A report heading to next week’s Urban Planning Committee will consider a couple of options to drop the fees, either partially this year, or completely in 2020.
Licence fees and other permits add up to $413 in Edmonton. The next-lowest municipality is St. Albert, where fees are $372. However, many other cities are less than half of what Edmonton charges.
Strathcona County and Toronto, for example, do not require home-based businesses to pay licence fees, the report said.
“We’re higher than peer jurisdictions in the region and around the country, so that’s a problem, obviously,” Mayor Don Iveson said.
Iveson asked for the report after campaigning on it during the election.
“I think we’re going to have to address that. That’s one of the reasons why I asked for this review.”
“I want to make sure that we’re creating conditions — particularly for small business and home-based start-ups — not only to be compliant with the need but to be able to practically afford the cost for their small business.”
The mayor said the city wants to support entrepreneurs and fees that are too high don’t do that.
“It’s concerning that if I hadn’t asked the question, we wouldn’t necessarily had looked at our comparables.
“I think it’s important to review all of our fees against our peers and competitors, not just in the region, but across the country.”
He doesn’t like that it would take until 2020 to reduce the fees. One option the report considers is eliminating $125 in development permits later this year, as an interim step.

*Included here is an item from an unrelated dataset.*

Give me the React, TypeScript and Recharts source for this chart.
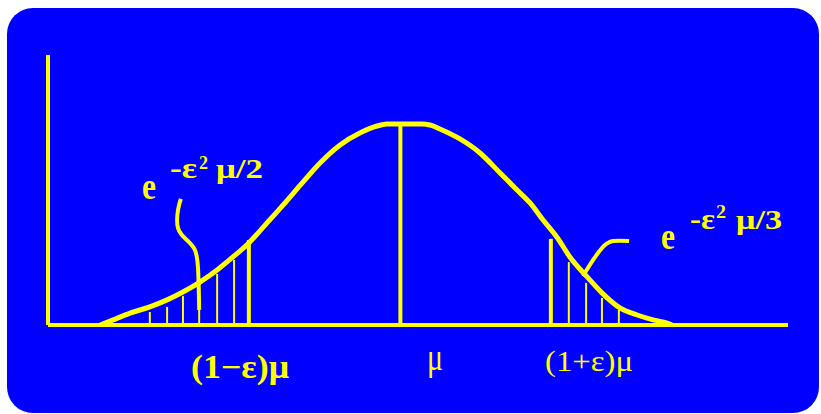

“That’s maybe just extra paperwork that we don’t need to be going through,” Iveson said.
“We need to be thinking about whether our regulations are actually achieving something important for the public interest or whether they’re just the way we’ve always done things.
“I think for minor home-based businesses, if you get the licence, and it truly is minor, I don’t think we have to make things so complicated.”
The report stresses the need for businesses to still register with the city, even if it’s at no cost.
Iveson said it’s important for the city’s economic development arm to work with them to enhance Edmonton’s business climate.